(Figure scripts)
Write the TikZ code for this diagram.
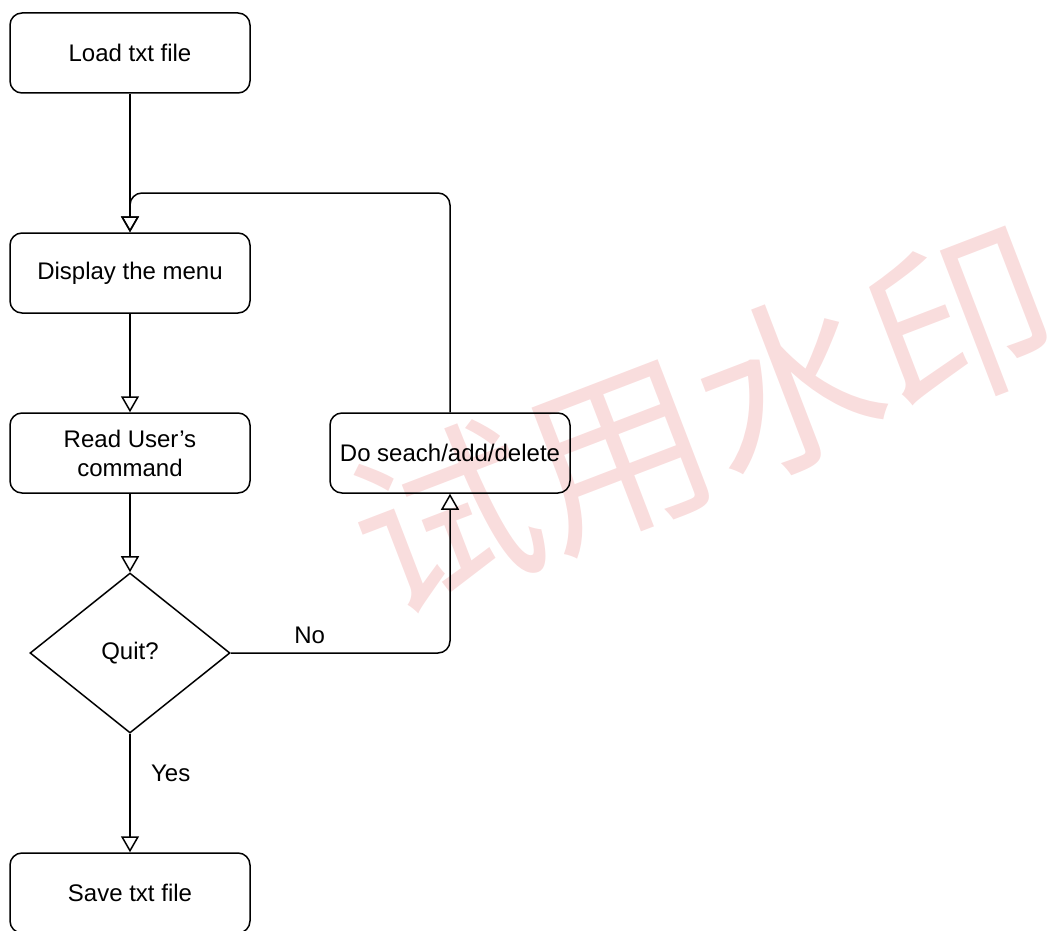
\documentclass[tikz,border=0pt]{standalone}
\usepackage{fontspec}
\setmainfont{Liberation Sans}
\newfontfamily\cjkfont{Noto Sans CJK SC}
\usetikzlibrary{arrows.meta}
\usetikzlibrary{shapes.geometric}

\definecolor{wmpink}{RGB}{249,221,221}

\begin{document}
\begin{tikzpicture}[x=1pt, y=-1pt, font=\fontsize{24}{29}\selectfont,
    box/.style={draw, line width=1.5pt, rounded corners=12pt, minimum width=240pt, minimum height=80pt, align=center, inner sep=0pt},
    decision/.style={draw, line width=1.5pt, diamond, minimum width=200pt, minimum height=160pt, inner sep=0pt},
    flow/.style={line width=1.5pt, -{Triangle[open, length=16pt, width=18pt, line width=1.5pt]}}]
    \useasboundingbox (0,0) rectangle (1047,931);

    % watermark
    \node[rotate=21, text=wmpink, font=\cjkfont\fontsize{184}{184}\selectfont] (mark) at (703,420) {试用水印};

    \node[box] (load) at (130,53) {Load txt file};
    \node[box] (disp) at (130,273) {Display the menu};
    \node[box] (read) at (130,453) {Read User's\\command};
    \node[decision] (quit) at (130,653) {Quit?};
    \node[box] (save) at (130,893) {Save txt file};
    \node[box] (do) at (450,453) {Do seach/add/delete};

    \coordinate (loopturn) at (450,193);

    \draw[flow] (load) -- (disp);
    \draw[flow] (disp) -- (read);
    \draw[flow] (read) -- (quit);
    \draw[flow] (quit) -- node[pos=0.33, right=17pt] {Yes} (save);
    \draw[flow, rounded corners=12pt] (quit.east) -| node[pos=0.18, above=5pt] {No} (do.south);
    \draw[flow, rounded corners=12pt] (do.north) -- (loopturn) -| (disp.north);

\end{tikzpicture}
\end{document}
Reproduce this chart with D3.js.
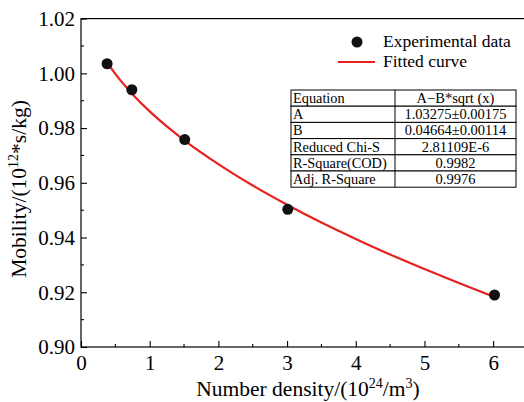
<!DOCTYPE html>
<html><head><meta charset="utf-8">
<script src="https://cdn.jsdelivr.net/npm/d3@7"></script>
<style>
body{margin:0;background:#fff;}
svg{display:block;}
</style></head>
<body><svg id="c" width="524" height="402" font-family="Liberation Serif, serif"></svg>
<script>
// Experimental data
const densX = [0.38, 0.74, 1.51, 3.01, 6.02];
const mobY  = [1.0035, 0.9940, 0.9758, 0.9503, 0.9190];
// Fitted curve samples
const fitX = [0.37, 0.5, 0.75, 1, 1.25, 1.5, 2, 2.5, 3, 3.5, 4, 4.5, 5, 5.5, 6.02];
const fitY = [1.0044, 0.9998, 0.9924, 0.9861, 0.9806, 0.9756, 0.9668, 0.9590, 0.9520, 0.9455, 0.9395, 0.9338, 0.9285, 0.9234, 0.9183];
// Axis ticks
const xTicks = [0, 1, 2, 3, 4, 5, 6];
const yTicks = [0.90, 0.92, 0.94, 0.96, 0.98, 1.00, 1.02];
// Fit table
const tableRows = [
  ["Equation", "A\u2212B*sqrt (x)"],
  ["A", "1.03275\u00b10.00175"],
  ["B", "0.04664\u00b10.00114"],
  ["Reduced Chi-S", "2.81109E-6"],
  ["R-Square(COD)", "0.9982"],
  ["Adj. R-Square", "0.9976"]
];

const FONT = "Liberation Serif, serif";
const svg = d3.select("#c");
const L = 81, R = 527.5, T = 18.6, B = 347;
const x = d3.scaleLinear().domain([0, 6.5]).range([L, R]);
const y = d3.scaleLinear().domain([0.90, 1.02]).range([B, T]);

// frame
svg.append("rect").attr("x", L).attr("y", T).attr("width", R - L).attr("height", B - T)
  .attr("fill", "none").attr("stroke", "#000").attr("stroke-width", 1.2);

// x axis (ticks inward)
const xAxis = d3.axisBottom(x).tickValues(xTicks).tickFormat(d3.format("d")).tickSizeInner(-6).tickSizeOuter(0).tickPadding(8);
const gx = svg.append("g").attr("transform", `translate(0,${B})`).call(xAxis)
  .attr("font-family", FONT).attr("font-size", 21);
gx.select(".domain").remove();
gx.selectAll("text").attr("fill", "#000");
gx.selectAll("line").attr("stroke-width", 1.1);
const xMinor = d3.range(0.5, 6.5, 1);
svg.append("g").selectAll("line").data(xMinor).join("line")
  .attr("x1", d => x(d)).attr("x2", d => x(d)).attr("y1", B).attr("y2", B - 3)
  .attr("stroke", "#000").attr("stroke-width", 1.1);

// y axis
const yAxis = d3.axisLeft(y).tickValues(yTicks).tickFormat(d3.format(".2f")).tickSizeInner(-6).tickSizeOuter(0).tickPadding(6);
const gy = svg.append("g").attr("transform", `translate(${L},0)`).call(yAxis)
  .attr("font-family", FONT).attr("font-size", 21);
gy.select(".domain").remove();
gy.selectAll("text").attr("fill", "#000");
gy.selectAll("line").attr("stroke-width", 1.1);
const yMinor = d3.range(0.91, 1.02, 0.02);
svg.append("g").selectAll("line").data(yMinor).join("line")
  .attr("x1", L).attr("x2", L + 3).attr("y1", d => y(d)).attr("y2", d => y(d))
  .attr("stroke", "#000").attr("stroke-width", 1.1);

// axis titles
const xt = svg.append("text").attr("x", 308).attr("y", 396).attr("text-anchor", "middle")
  .attr("font-size", 21.5).attr("fill", "#000");
xt.append("tspan").text("Number density/(10");
xt.append("tspan").attr("dy", -8).attr("font-size", 14).text("24");
xt.append("tspan").attr("dy", 8).text("/m");
xt.append("tspan").attr("dy", -8).attr("font-size", 14).text("3");
xt.append("tspan").attr("dy", 8).text(")");

const yt = svg.append("text").attr("transform", "translate(26,189) rotate(-90)").attr("text-anchor", "middle")
  .attr("font-size", 21.5).attr("fill", "#000");
yt.append("tspan").text("Mobility/(10");
yt.append("tspan").attr("dy", -8).attr("font-size", 14).text("12");
yt.append("tspan").attr("dy", 8).text("*s/kg)");

// fitted curve
const red = "#e8201e";
const line = d3.line().x(d => x(d[0])).y(d => y(d[1])).curve(d3.curveMonotoneX);
svg.append("path").datum(fitX.map((v, i) => [v, fitY[i]]))
  .attr("d", line).attr("fill", "none").attr("stroke", red).attr("stroke-width", 2.2);

// points
svg.append("g").selectAll("circle").data(densX.map((v, i) => [v, mobY[i]])).join("circle")
  .attr("cx", d => x(d[0])).attr("cy", d => y(d[1])).attr("r", 5.5).attr("fill", "#111");

// legend
svg.append("circle").attr("cx", 357).attr("cy", 42).attr("r", 5.5).attr("fill", "#111");
svg.append("text").attr("x", 383).attr("y", 47).attr("font-size", 17.5).attr("fill", "#000").text("Experimental data");
svg.append("line").attr("x1", 338).attr("x2", 375).attr("y1", 62).attr("y2", 62).attr("stroke", red).attr("stroke-width", 2.2);
svg.append("text").attr("x", 383).attr("y", 67).attr("font-size", 17.5).attr("fill", "#000").text("Fitted curve");

// table
const tL = 291, tR = 516, tT = 90, rowH = 16.2, tC = 395;
const tg = svg.append("g");
tableRows.forEach((r, i) => {
  const yy = tT + i * rowH;
  tg.append("rect").attr("x", tL).attr("y", yy).attr("width", tR - tL).attr("height", rowH)
    .attr("fill", "#fff").attr("stroke", "#000").attr("stroke-width", 1);
  tg.append("text").attr("x", tL + 2).attr("y", yy + rowH - 3.3).attr("font-size", 14.3).attr("fill", "#000").text(r[0]);
  tg.append("text").attr("x", (tC + tR) / 2).attr("y", yy + rowH - 3.3).attr("text-anchor", "middle")
    .attr("font-size", 14.5).attr("fill", "#000").text(r[1]);
});
tg.append("line").attr("x1", tC).attr("x2", tC).attr("y1", tT).attr("y2", tT + rowH * tableRows.length)
  .attr("stroke", "#000").attr("stroke-width", 1);
</script></body></html>
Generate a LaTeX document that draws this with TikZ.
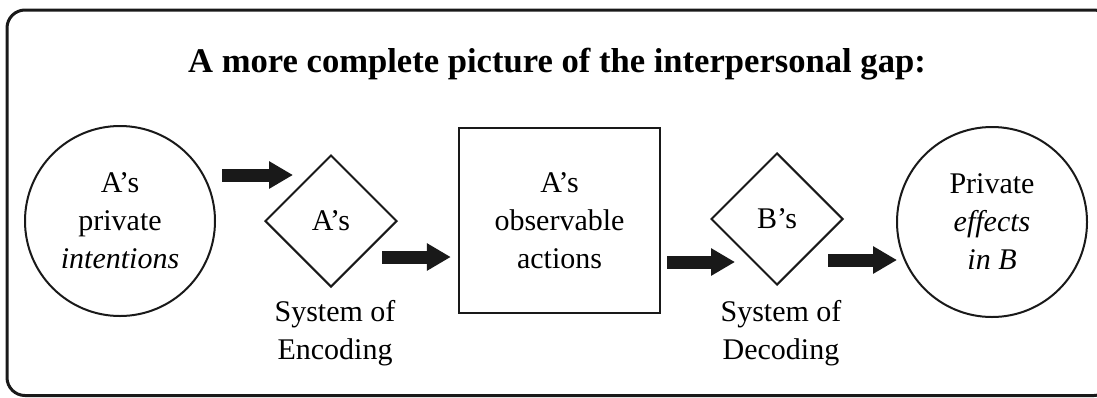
\documentclass[tikz,border=0pt]{standalone}
\usepackage{fontspec}
\setmainfont{Liberation Serif}
\usetikzlibrary{shapes.geometric,arrows.meta,calc}
\begin{document}
\begin{tikzpicture}[x=0.5pt,y=-0.5pt,
  body/.style={font=\fontsize{15}{19}\selectfont, align=center, text=black},
  roundbox/.style={body, circle, draw=black!90, line width=1pt, minimum size=95pt, inner sep=0pt},
  decidebox/.style={body, diamond, draw=black!90, line width=1pt, minimum width=66pt, minimum height=66pt, inner sep=0pt, shape aspect=1},
  actbox/.style={body, rectangle, draw=black!90, line width=1.2pt, minimum width=100.5pt, minimum height=92.5pt, inner sep=0pt},
  blockarrow/.style={draw=black!90, line width=6.5pt, -{Triangle[length=12pt,width=13pt]}},
  lbl/.style={body}
]
\useasboundingbox (0,0) rectangle (1097,397);
\draw[draw=black!90, line width=1.5pt, rounded corners=9pt] (7,10) rectangle (1112,395.5);

\node[anchor=base, font=\fontsize{17.3}{20}\selectfont\bfseries] (title) at (557,72) {A more complete picture of the interpersonal gap:};

\node[roundbox] (c1) at (120,221) {A’s\\private\\\textit{intentions}};
\node[decidebox] (d1) at (331,221) {A’s};
\node[actbox] (act) at (559.5,220.5) {A’s\\observable\\actions};
\node[decidebox] (d2) at (777,219) {B’s};
\node[roundbox] (c2) at (992,222) {Private\\\textit{effects}\\\textit{in B}};

\node[lbl] (enc) at (335,333) {System of\\Encoding};
\node[lbl] (dec) at (781,333) {System of\\Decoding};

\draw[blockarrow] ($(c1.center)+(102,-46)$) -- ($(d1.center)+(-38,-46)$);
\draw[blockarrow] ($(d1.center)+(51,36)$) -- ($(act.west)+(-7,36.5)$);
\draw[blockarrow] ($(act.east)+(6,41.5)$) -- ($(d2.center)+(-42,43)$);
\draw[blockarrow] ($(d2.center)+(51,41)$) -- ($(c2.west)+(1,38)$);
\end{tikzpicture}
\end{document}
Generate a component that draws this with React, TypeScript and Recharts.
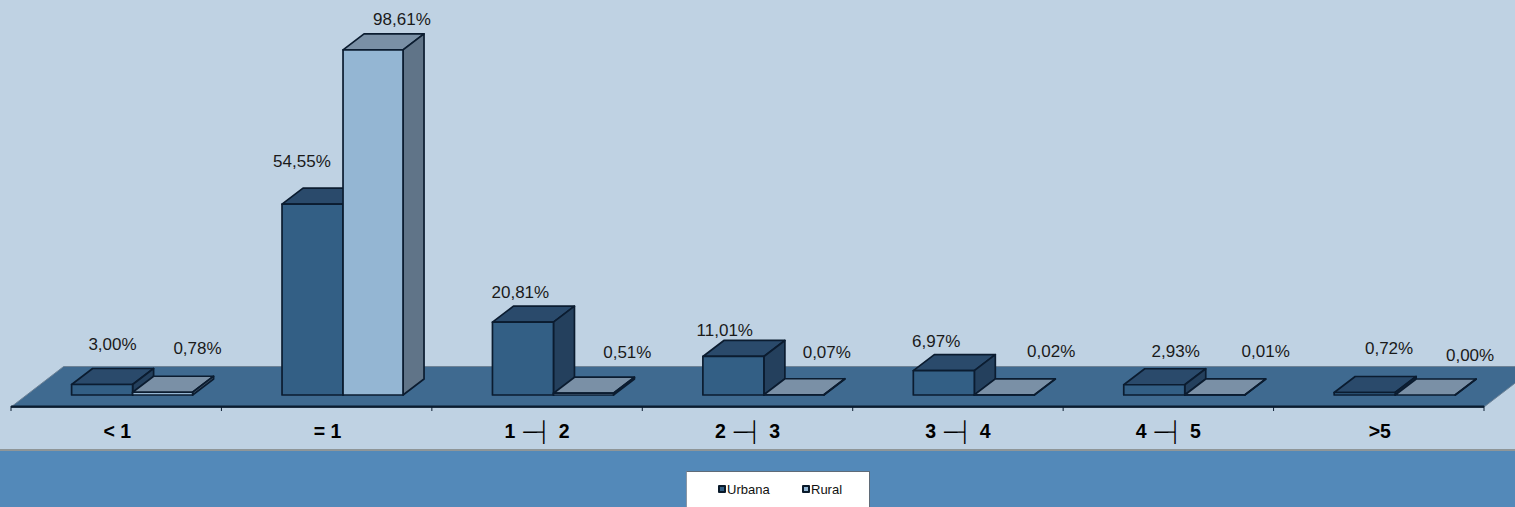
import React from "react";
import { ComposedChart, Bar, XAxis, YAxis, Legend, LabelList, ReferenceArea } from "recharts";

const categories = ["< 1", "= 1", "1 ─┤ 2", "2 ─┤ 3", "3 ─┤ 4", "4 ─┤ 5", ">5"];
const seriesNames = ["Urbana", "Rural"];
const urbana = [3.0, 54.55, 20.81, 11.01, 6.97, 2.93, 0.72];
const rural = [0.78, 98.61, 0.51, 0.07, 0.02, 0.01, 0.0];
const urbanaNudgeX = [27, 6, 14, 8, 9, 38, 41];
const urbanaNudgeY = [-40, -43, -30, -26, -29, -33, -44];
const ruralNudgeX = [51, 45, 60, 49, 63, 67, 61];
const ruralNudgeY = [-44, -30, -41, -42, -43, -43, -39];

const rows = categories.map((c, i) => ({ category: c, Urbana: urbana[i], Rural: rural[i] }));

const INK = "#0b1c30";
const FONT = "'Liberation Sans', Arial, sans-serif";
const DEPTH_X = 21;
const DEPTH_Y = 16;
const SHIFT_X = 16.6;
const PLOT_WIDTH = 1473;

const faces = {
  Urbana: { front: "#335f85", top: "#2a4a6b", side: "#24405d", trim: 0 },
  Rural: { front: "#94b6d3", top: "#7a90a6", side: "#607488", trim: 1 },
};

function box(kind: "Urbana" | "Rural") {
  return (p: any) => {
    const c = faces[kind];
    const x = p.x + SHIFT_X;
    const y = p.y;
    const w = p.width - c.trim;
    const h = Math.max(p.height, 0);
    return (
      <g stroke={INK} strokeWidth={1.7} strokeLinejoin="round">
        <path d={`M${x},${y}L${x + DEPTH_X},${y - DEPTH_Y}L${x + w + DEPTH_X},${y - DEPTH_Y}L${x + w},${y}Z`} fill={c.top} />
        <path d={`M${x + w},${y}L${x + w + DEPTH_X},${y - DEPTH_Y}L${x + w + DEPTH_X},${y + h - DEPTH_Y}L${x + w},${y + h}Z`} fill={c.side} />
        <rect x={x} y={y} width={w} height={h} fill={c.front} />
      </g>
    );
  };
}

function floor(p: any) {
  const { x, y, width, height } = p;
  const dx = (height * 52) / 40;
  return (
    <g>
      <path
        d={`M${x},${y + height}L${x + dx},${y}L${x + width + dx},${y}L${x + width},${y + height}Z`}
        fill="#3f6a90"
        stroke="#6d8296"
        strokeWidth={1}
      />
      <line x1={x} x2={x + width} y1={y + height - 0.5} y2={y + height - 0.5} stroke={INK} strokeWidth={2} />
    </g>
  );
}

function label(nx: number[], ny: number[]) {
  return (p: any) => {
    const i = p.index;
    return (
      <text
        x={p.x + p.width / 2 + nx[i]}
        y={p.y + ny[i]}
        textAnchor="middle"
        dominantBaseline="central"
        fontFamily={FONT}
        fontSize={17}
        fill="#1a1a1a"
      >
        {Number(p.value).toFixed(2).replace(".", ",")}%
      </text>
    );
  };
}

function CategoryTick(p: any) {
  const band = PLOT_WIDTH / categories.length;
  const left = p.x - band / 2;
  const last = p.index === categories.length - 1;
  const isRange = String(p.payload.value).split(" ").length > 2;
  return (
    <g>
      <line x1={left} x2={left} y1={p.y - 1} y2={p.y + 4} stroke={INK} strokeWidth={1} />
      {last && <line x1={left + band} x2={left + band} y1={p.y - 1} y2={p.y + 4} stroke={INK} strokeWidth={1} />}
      <text
        x={p.x + (isRange ? 0 : 1)}
        y={p.y + 31}
        textAnchor="middle"
        fontFamily={FONT}
        fontSize={19.5}
        fontWeight={700}
        fill="#000"
        style={{ wordSpacing: isRange ? 2.5 : 0 }}
      >
        {p.payload.value}
      </text>
    </g>
  );
}

function LegendBox(props: any) {
  const offsets = [31, 115];
  const items = seriesNames.map((n) => (props.payload || []).find((e: any) => e.value === n)).filter(Boolean);
  return (
    <div
      style={{
        position: "relative",
        width: 184,
        height: 36,
        boxSizing: "border-box",
        background: "#fff",
        borderTop: "1px solid #5f6b78",
        borderLeft: "1px solid #8a97a5",
        borderRight: "1px solid #5f6b78",
        fontFamily: FONT,
        fontSize: 13,
        color: "#111",
      }}
    >
      {items.map((e: any, i: number) => (
        <div key={e.value} style={{ position: "absolute", left: offsets[i], top: 9, display: "flex", alignItems: "center", height: 16 }}>
          <span
            style={{
              display: "inline-block",
              width: 4,
              height: 4,
              border: "2px solid #0a1a2a",
              borderRadius: 1,
              background: e.color,
              marginRight: 1,
            }}
          />
          <span>{e.value}</span>
        </div>
      ))}
    </div>
  );
}

export default function App() {
  return (
    <div style={{ position: "absolute", left: 0, top: 0, width: 1515, height: 507, overflow: "hidden", background: "#bfd2e3" }}>
      <div style={{ position: "absolute", left: 0, top: 449, width: 1515, height: 58, background: "#5389b9", borderTop: "2px solid #8f9698", boxSizing: "border-box" }} />
      <div style={{ position: "absolute", left: 0, top: 0 }}>
        <ComposedChart
          width={1515}
          height={507}
          data={rows}
          margin={{ top: 0, right: 31, bottom: 70, left: 11 }}
          barSize={61}
          barGap={0}
        >
          <XAxis
            dataKey="category"
            height={30}
            interval={0}
            axisLine={{ stroke: INK, strokeWidth: 1.5 }}
            tickLine={false}
            tickSize={0}
            tickMargin={0}
            tick={<CategoryTick />}
          />
          <YAxis hide type="number" domain={[-3.43, 112.86]} allowDataOverflow />
          <ReferenceArea y1={-3.43} y2={8.14} shape={floor} fillOpacity={1} />
          <Bar dataKey="Urbana" fill={faces.Urbana.front} shape={box("Urbana")} isAnimationActive={false}>
            <LabelList dataKey="Urbana" content={label(urbanaNudgeX, urbanaNudgeY)} />
          </Bar>
          <Bar dataKey="Rural" fill={faces.Rural.front} shape={box("Rural")} isAnimationActive={false}>
            <LabelList dataKey="Rural" content={label(ruralNudgeX, ruralNudgeY)} />
          </Bar>
          <Legend
            verticalAlign="middle"
            content={<LegendBox />}
            wrapperStyle={{ position: "absolute", left: 686, top: 471, width: 184, height: 36, margin: 0 }}
          />
        </ComposedChart>
      </div>
    </div>
  );
}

Aim: Among the records above, locate the line containing "Generate a LaTeX" and the line containing "(title) at (557,72)", then transcribe exactly the lines starting at the first and ending at the second, with no pictures.

Output of the exercise:
Generate a LaTeX document that draws this with TikZ.
\documentclass[tikz,border=0pt]{standalone}
\usepackage{fontspec}
\setmainfont{Liberation Serif}
\usetikzlibrary{shapes.geometric,arrows.meta,calc}
\begin{document}
\begin{tikzpicture}[x=0.5pt,y=-0.5pt,
  body/.style={font=\fontsize{15}{19}\selectfont, align=center, text=black},
  roundbox/.style={body, circle, draw=black!90, line width=1pt, minimum size=95pt, inner sep=0pt},
  decidebox/.style={body, diamond, draw=black!90, line width=1pt, minimum width=66pt, minimum height=66pt, inner sep=0pt, shape aspect=1},
  actbox/.style={body, rectangle, draw=black!90, line width=1.2pt, minimum width=100.5pt, minimum height=92.5pt, inner sep=0pt},
  blockarrow/.style={draw=black!90, line width=6.5pt, -{Triangle[length=12pt,width=13pt]}},
  lbl/.style={body}
]
\useasboundingbox (0,0) rectangle (1097,397);
\draw[draw=black!90, line width=1.5pt, rounded corners=9pt] (7,10) rectangle (1112,395.5);

\node[anchor=base, font=\fontsize{17.3}{20}\selectfont\bfseries] (title) at (557,72) {A more complete picture of the interpersonal gap:};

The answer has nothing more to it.